Writing History
| November 23, 2011 They were a family with one foot in the past and the other in the future. The Rotenberg home was infused with a fascination with Jewish history and yet Rabbi and Rebbetzin Rotenberg were also dedicated educators and innovators — they scanned the horizon of our history while keeping their eyes trained firmly on the future.
“If you ask me to sum up my grandmother” says Chaike Oppenheimer “I would say mesorah. She was a piece of the previous generation that is no more and she was absolutely dedicated to transmitting the mesorah of those previous generations and their Torah to the coming generations.”
Nothing Else Matters
Chana Zehnwirth was born in Krakow Poland in 1920 a scion of two prominent families. Her father Rav Moshe Yehoshua Heschel Zehnwirth who was a shochet was descended from the great chassidic rebbe Rav Naftali of Ropshitz ztz”l and her mother Baila Yuta descended from the great Rav Eliezer Tiefenbrun ztz”l of Krakow.

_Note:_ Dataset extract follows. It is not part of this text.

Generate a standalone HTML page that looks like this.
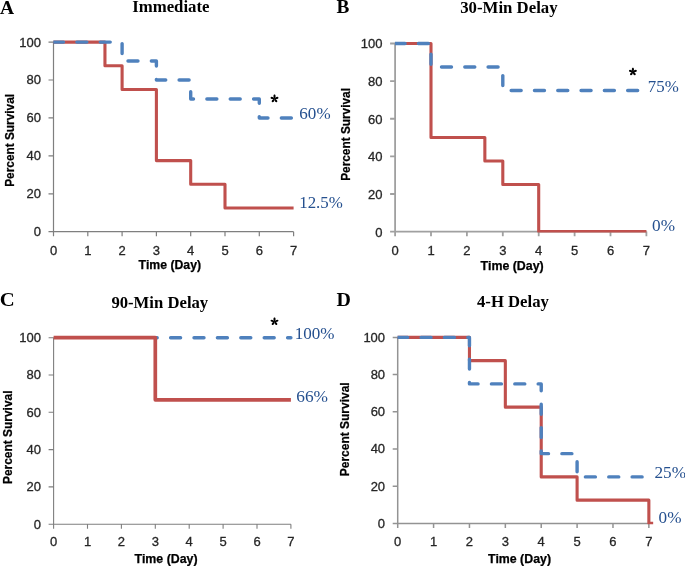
<!DOCTYPE html>
<html><head><meta charset="utf-8"><style>
html,body{margin:0;padding:0;background:#fff;width:685px;height:566px;overflow:hidden}
svg{display:block;will-change:transform}
.s{font-family:"Liberation Sans",sans-serif}
.r{font-family:"Liberation Serif",serif}
</style></head><body>
<svg width="685" height="566" viewBox="0 0 685 566">
<defs><g id="star" fill="#000" transform="scale(1.08)"><path id="pet" d="M0 0.3C-1.35 -1.5 -1.3 -3.8 0 -3.8C1.3 -3.8 1.35 -1.5 0 0.3Z"/><use href="#pet" transform="rotate(72)"/><use href="#pet" transform="rotate(144)"/><use href="#pet" transform="rotate(216)"/><use href="#pet" transform="rotate(288)"/></g></defs>
<rect width="685" height="566" fill="#fff"/>
<g><path d="M53.5 41.6V231.7H293.6M48.5 231.7H53.5M48.5 193.78H53.5M48.5 155.86H53.5M48.5 117.94H53.5M48.5 80.02H53.5M48.5 42.1H53.5M53.5 231.7V236.3M87.8 231.7V236.3M122.1 231.7V236.3M156.4 231.7V236.3M190.7 231.7V236.3M225 231.7V236.3M259.3 231.7V236.3M293.6 231.7V236.3" fill="none" stroke="#7f7f7f" stroke-width="1.2"/>
<g class="s" font-size="13" fill="#262626" stroke="#262626" stroke-width="0.3"><text x="40.9" y="236.1" text-anchor="end">0</text><text x="40.9" y="198.18" text-anchor="end">20</text><text x="40.9" y="160.26" text-anchor="end">40</text><text x="40.9" y="122.34" text-anchor="end">60</text><text x="40.9" y="84.42" text-anchor="end">80</text><text x="40.9" y="46.5" text-anchor="end">100</text><text x="53.5" y="255" text-anchor="middle">0</text><text x="87.8" y="255" text-anchor="middle">1</text><text x="122.1" y="255" text-anchor="middle">2</text><text x="156.4" y="255" text-anchor="middle">3</text><text x="190.7" y="255" text-anchor="middle">4</text><text x="225" y="255" text-anchor="middle">5</text><text x="259.3" y="255" text-anchor="middle">6</text><text x="293.6" y="255" text-anchor="middle">7</text></g>
<clipPath id="cA"><rect x="0" y="0" width="685" height="232.6"/></clipPath><g clip-path="url(#cA)">
<path d="M53.5 42.1 L104.95 42.1 L104.95 65.8 L122.1 65.8 L122.1 89.5 L156.4 89.5 L156.4 160.6 L190.7 160.6 L190.7 184.3 L225 184.3 L225 208 L293.6 208" fill="none" stroke="#C0504D" stroke-width="3.1" stroke-linejoin="round"/><clipPath id="bA"><rect x="53.3" y="0" width="631.7" height="566"/></clipPath><g clip-path="url(#bA)"><path d="M53.5 42.1 L122.1 42.1 L122.1 61.06 L156.4 61.06 L156.4 80.02 L190.7 80.02 L190.7 98.98 L259.3 98.98 L259.3 117.94 L293.6 117.94" fill="none" stroke="#4F81BD" stroke-width="3.4" stroke-linecap="round" stroke-linejoin="round" stroke-dasharray="10 13.36" stroke-dashoffset="0"/></g>
</g></g>
<g><path d="M395.1 43V231.6H646.4M390.1 231.6H395.1M390.1 193.98H395.1M390.1 156.36H395.1M390.1 118.74H395.1M390.1 81.12H395.1M390.1 43.5H395.1M395.1 231.6V236.2M431 231.6V236.2M466.9 231.6V236.2M502.8 231.6V236.2M538.7 231.6V236.2M574.6 231.6V236.2M610.5 231.6V236.2M646.4 231.6V236.2" fill="none" stroke="#a0a0a0" stroke-width="1.8"/>
<g class="s" font-size="13" fill="#262626" stroke="#262626" stroke-width="0.3"><text x="382.5" y="236.5" text-anchor="end">0</text><text x="382.5" y="198.88" text-anchor="end">20</text><text x="382.5" y="161.26" text-anchor="end">40</text><text x="382.5" y="123.64" text-anchor="end">60</text><text x="382.5" y="86.02" text-anchor="end">80</text><text x="382.5" y="48.4" text-anchor="end">100</text><text x="395.1" y="254.9" text-anchor="middle">0</text><text x="431" y="254.9" text-anchor="middle">1</text><text x="466.9" y="254.9" text-anchor="middle">2</text><text x="502.8" y="254.9" text-anchor="middle">3</text><text x="538.7" y="254.9" text-anchor="middle">4</text><text x="574.6" y="254.9" text-anchor="middle">5</text><text x="610.5" y="254.9" text-anchor="middle">6</text><text x="646.4" y="254.9" text-anchor="middle">7</text></g>
<clipPath id="cB"><rect x="0" y="0" width="685" height="232.5"/></clipPath><g clip-path="url(#cB)">
<path d="M395.1 43.5 L431 43.5 L431 137.55 L484.85 137.55 L484.85 161.06 L502.8 161.06 L502.8 184.57 L538.7 184.57 L538.7 231.6 L646.4 231.6" fill="none" stroke="#C0504D" stroke-width="3.1" stroke-linejoin="round"/><clipPath id="bB"><rect x="394.9" y="0" width="290.1" height="566"/></clipPath><g clip-path="url(#bB)"><path d="M395.1 43.5 L431 43.5 L431 67.01 L502.8 67.01 L502.8 90.53 L646.4 90.53" fill="none" stroke="#4F81BD" stroke-width="3.4" stroke-linecap="round" stroke-linejoin="round" stroke-dasharray="10 13.3" stroke-dashoffset="0"/></g>
</g></g>
<g><path d="M53.6 337.2V524.2H290.9M48.6 524.2H53.6M48.6 486.9H53.6M48.6 449.6H53.6M48.6 412.3H53.6M48.6 375H53.6M48.6 337.7H53.6M53.6 524.2V528.8M87.5 524.2V528.8M121.4 524.2V528.8M155.3 524.2V528.8M189.2 524.2V528.8M223.1 524.2V528.8M257 524.2V528.8M290.9 524.2V528.8" fill="none" stroke="#7f7f7f" stroke-width="1.1"/>
<g class="s" font-size="13" fill="#262626" stroke="#262626" stroke-width="0.3"><text x="41" y="528.6" text-anchor="end">0</text><text x="41" y="491.3" text-anchor="end">20</text><text x="41" y="454" text-anchor="end">40</text><text x="41" y="416.7" text-anchor="end">60</text><text x="41" y="379.4" text-anchor="end">80</text><text x="41" y="342.1" text-anchor="end">100</text><text x="53.6" y="546.2" text-anchor="middle">0</text><text x="87.5" y="546.2" text-anchor="middle">1</text><text x="121.4" y="546.2" text-anchor="middle">2</text><text x="155.3" y="546.2" text-anchor="middle">3</text><text x="189.2" y="546.2" text-anchor="middle">4</text><text x="223.1" y="546.2" text-anchor="middle">5</text><text x="257" y="546.2" text-anchor="middle">6</text><text x="290.9" y="546.2" text-anchor="middle">7</text></g>
<clipPath id="cC"><rect x="0" y="0" width="685" height="525.1"/></clipPath><g clip-path="url(#cC)">
<clipPath id="bC"><rect x="154.28" y="0" width="530.72" height="566"/></clipPath><g clip-path="url(#bC)"><path d="M53.6 337.7 L290.9 337.7" fill="none" stroke="#4F81BD" stroke-width="3.4" stroke-linecap="round" stroke-linejoin="round" stroke-dasharray="10 13.4" stroke-dashoffset="0"/></g><path d="M53.6 337.7 L155.3 337.7 L155.3 399.8 L290.9 399.8" fill="none" stroke="#C0504D" stroke-width="3.7" stroke-linejoin="round"/>
</g></g>
<g><path d="M397.7 336.9V523.4H648.86M392.7 523.4H397.7M392.7 486.2H397.7M392.7 449H397.7M392.7 411.8H397.7M392.7 374.6H397.7M392.7 337.4H397.7M397.7 523.4V528M433.58 523.4V528M469.46 523.4V528M505.34 523.4V528M541.22 523.4V528M577.1 523.4V528M612.98 523.4V528M648.86 523.4V528" fill="none" stroke="#939393" stroke-width="1.5"/>
<g class="s" font-size="13" fill="#262626" stroke="#262626" stroke-width="0.3"><text x="385.1" y="527.8" text-anchor="end">0</text><text x="385.1" y="490.6" text-anchor="end">20</text><text x="385.1" y="453.4" text-anchor="end">40</text><text x="385.1" y="416.2" text-anchor="end">60</text><text x="385.1" y="379" text-anchor="end">80</text><text x="385.1" y="341.8" text-anchor="end">100</text><text x="397.7" y="545.6" text-anchor="middle">0</text><text x="433.58" y="545.6" text-anchor="middle">1</text><text x="469.46" y="545.6" text-anchor="middle">2</text><text x="505.34" y="545.6" text-anchor="middle">3</text><text x="541.22" y="545.6" text-anchor="middle">4</text><text x="577.1" y="545.6" text-anchor="middle">5</text><text x="612.98" y="545.6" text-anchor="middle">6</text><text x="648.86" y="545.6" text-anchor="middle">7</text></g>
<clipPath id="cD"><rect x="0" y="0" width="685" height="524.3"/></clipPath><g clip-path="url(#cD)">
<path d="M397.7 337.4 L469.46 337.4 L469.46 360.65 L505.34 360.65 L505.34 407.15 L541.22 407.15 L541.22 476.9 L577.1 476.9 L577.1 500.15 L648.86 500.15 L648.86 523.4 L653.17 523.4" fill="none" stroke="#C0504D" stroke-width="3.1" stroke-linejoin="round"/><clipPath id="bD"><rect x="397.5" y="0" width="287.5" height="566"/></clipPath><g clip-path="url(#bD)"><path d="M397.7 337.4 L469.46 337.4 L469.46 383.9 L541.22 383.9 L541.22 453.65 L577.1 453.65 L577.1 476.9 L648.86 476.9" fill="none" stroke="#4F81BD" stroke-width="3.4" stroke-linecap="round" stroke-linejoin="round" stroke-dasharray="10 13.37" stroke-dashoffset="0"/></g>
</g></g>
<use href="#star" x="274.5" y="98.7"/>
<use href="#star" x="632.9" y="71.8"/>
<use href="#star" x="274.5" y="321.6"/>
<text id="lA" class="r" font-size="19.5" font-weight="bold" fill="#000" x="0" y="14">A</text>
<text id="lB" class="r" font-size="19.5" font-weight="bold" fill="#000" textLength="12.85" lengthAdjust="spacingAndGlyphs" x="336.41" y="12.8">B</text>
<text id="lC" class="r" font-size="19.5" font-weight="bold" fill="#000" textLength="14.99" lengthAdjust="spacingAndGlyphs" x="-0.22" y="306">C</text>
<text id="lD" class="r" font-size="19.5" font-weight="bold" fill="#000" textLength="14.4" lengthAdjust="spacingAndGlyphs" x="336.53" y="305.8">D</text>
<text id="tA" class="r" font-size="17.5" font-weight="bold" fill="#000" textLength="77.44" lengthAdjust="spacingAndGlyphs" x="132.15" y="12.4">Immediate</text>
<text id="tB" class="r" font-size="17.5" font-weight="bold" fill="#000" textLength="97.46" lengthAdjust="spacingAndGlyphs" x="460.16" y="12.5">30-Min Delay</text>
<text id="tC" class="r" font-size="17.5" font-weight="bold" fill="#000" textLength="96.85" lengthAdjust="spacingAndGlyphs" x="111.38" y="307.6">90-Min Delay</text>
<text id="tD" class="r" font-size="17.5" font-weight="bold" fill="#000" textLength="71.86" lengthAdjust="spacingAndGlyphs" x="476.99" y="307.3">4-H Delay</text>
<text id="xA" class="s" font-size="12" font-weight="bold" fill="#000" stroke="#000" stroke-width="0.25" textLength="62.41" lengthAdjust="spacingAndGlyphs" x="138.63" y="269.1">Time (Day)</text>
<text id="xB" class="s" font-size="12" font-weight="bold" fill="#000" stroke="#000" stroke-width="0.25" textLength="63.13" lengthAdjust="spacingAndGlyphs" x="480.61" y="270.1">Time (Day)</text>
<text id="xC" class="s" font-size="12" font-weight="bold" fill="#000" stroke="#000" stroke-width="0.25" textLength="62.91" lengthAdjust="spacingAndGlyphs" x="134.61" y="563.2">Time (Day)</text>
<text id="xD" class="s" font-size="12" font-weight="bold" fill="#000" stroke="#000" stroke-width="0.25" textLength="62.95" lengthAdjust="spacingAndGlyphs" x="488.08" y="562.7">Time (Day)</text>
<text id="yA" class="s" font-size="12.8" font-weight="bold" fill="#000" stroke="#000" stroke-width="0.25" textLength="92.93" lengthAdjust="spacingAndGlyphs" transform="translate(13.7 186.83) rotate(-90)">Percent Survival</text>
<text id="yB" class="s" font-size="12.8" font-weight="bold" fill="#000" stroke="#000" stroke-width="0.25" textLength="92.78" lengthAdjust="spacingAndGlyphs" transform="translate(350.1 180.83) rotate(-90)">Percent Survival</text>
<text id="yC" class="s" font-size="12.8" font-weight="bold" fill="#000" stroke="#000" stroke-width="0.25" textLength="93.61" lengthAdjust="spacingAndGlyphs" transform="translate(12 484.08) rotate(-90)">Percent Survival</text>
<text id="yD" class="s" font-size="12.8" font-weight="bold" fill="#000" stroke="#000" stroke-width="0.25" textLength="93.87" lengthAdjust="spacingAndGlyphs" transform="translate(348.6 476.2) rotate(-90)">Percent Survival</text>
<text id="pA1" class="r" font-size="17.4" fill="#25508F" textLength="31.27" lengthAdjust="spacingAndGlyphs" x="299.33" y="118.9">60%</text>
<text id="pA2" class="r" font-size="17.4" fill="#25508F" textLength="43.61" lengthAdjust="spacingAndGlyphs" x="299.2" y="208.2">12.5%</text>
<text id="pB1" class="r" font-size="17.4" fill="#25508F" textLength="31" lengthAdjust="spacingAndGlyphs" x="647.84" y="91.8">75%</text>
<text id="pB2" class="r" font-size="17.4" fill="#25508F" textLength="22.95" lengthAdjust="spacingAndGlyphs" x="652.08" y="231.1">0%</text>
<text id="pC1" class="r" font-size="17.4" fill="#25508F" textLength="39.81" lengthAdjust="spacingAndGlyphs" x="294.63" y="339.2">100%</text>
<text id="pC2" class="r" font-size="17.4" fill="#25508F" textLength="31.79" lengthAdjust="spacingAndGlyphs" x="296.26" y="402.1">66%</text>
<text id="pD1" class="r" font-size="17.4" fill="#25508F" textLength="31.64" lengthAdjust="spacingAndGlyphs" x="654.38" y="477.8">25%</text>
<text id="pD2" class="r" font-size="17.4" fill="#25508F" textLength="22.89" lengthAdjust="spacingAndGlyphs" x="658.6" y="522.7">0%</text>
</svg></body></html>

Times were hard in Poland and in 1927 Rav Zehnwirth and his family fled the crushing poverty emigrating to America where they settled in the Lower East Side of New York. Their time there was brief. One year Mothers’ Day fell on Shavuos and Baila Yuta noticed the daughter of her frum neighbor arriving in a car to bring her mother flowers. Horrified Baila Yuta resolved to take her family back to Poland. Incredibly the entire family returned to Poland to the same crushing poverty from which they had fled. As Rav Yaakov Yosef Rotenberg rosh kollel of K’hal Shaarei Shlomo in Lakewood and one of Rebbetzin Rotenberg’s three sons points out “That was unheard of — how many people went back? But it demonstrates a major point that my mother drove home to us: when ruchniyus is at stake nothing else matters.”
Implanting Ideals
Back in Poland Rav Zehnwirth tried to make ends meet but life was hard. In 1933 he returned to America as a shochet — alone. Baila Yuta and the children remained in Krakow. It was during those years that young Chana enrolled in the still-revolutionary Bais Yaakov founded by Sarah Schenirer. Like most of the young Orthodox girls she had studied in the public elementary school.
“In those early years” explains Rabbi Rotenberg “lots of girls from heimishe families enrolled in the Hebrew gymnasium [a school system of the Haskalah] and it wasn’t considered going off the track. They wanted to continue studying on an intellectual level and Bais Yaakov wasn’t yet looked on as the first choice.”
Chana’s mother was undoubtedly delighted with her daughter’s decision — Baila Yuta herself had attended Sarah Schenirer’s groups for married women. Chana was so inspired by the Bais Yaakov vision that when given money for a new pair of shoes (hers had holes) she used it to attend a Bais Yaakov convention in Krakow instead!
There Chana forged friendships with figures well-known to us today: Rebbetzin Basya Bender Rebbetzin Chava Wachtfogel and Mrs. Pearl Benisch author of To Vanquish the Dragon a poignant portrayal of the spiritual heroism of the Bais Yaakov girls during the horrors of the Holocaust (which was in fact written in large part thanks to Chana’s gentle but persistent persuasion).
In the introduction Rebbetzin Rotenberg wrote for Carry Me in Your Heart Pearl Benisch’s account of Sarah Schenirer’s life she describes the ideals they learned to embrace: “We learned that our highest ambition was to study Torah live Torah teach Torah and implant Torah in future generations. Thus not only were we imbued with Torah we were also imbued with the idea of spreading it through all of Klal Yisrael.” In fact upon graduation 17-year-old Chana was chosen to open a new Bais Yaakov school in the distant Polish town of Voidislov.
In April 1939 Chana was standing in line at a Krakow bank when she overheard two soldiers conferring. The Nazis were about to invade Poland they averred and Poland didn’t stand a chance. Media censorship had withheld political developments from the populace and Chana was shocked. She went straight home and told her mother that they must escape to America.
Baila Yuta was not impressed. “Who will marry you in America?” she said. It was only when Chana promised to return to Poland after the war to marry a heimishe boy that her mother agreed to procure visas and leave.
Although realistic enough to appreciate the threat hanging over Polish Jews Chana had her own moral dilemma to resolve before crossing the Atlantic. Upon entering the seminary all Bais Yaakov students had to commit to teaching the next generation. Perhaps she would not be able to fulfill that commitment in the US Chana worried. Despite the perilous situation she felt compelled to explain herself to the principals.
“I had given my word” she told her children years later.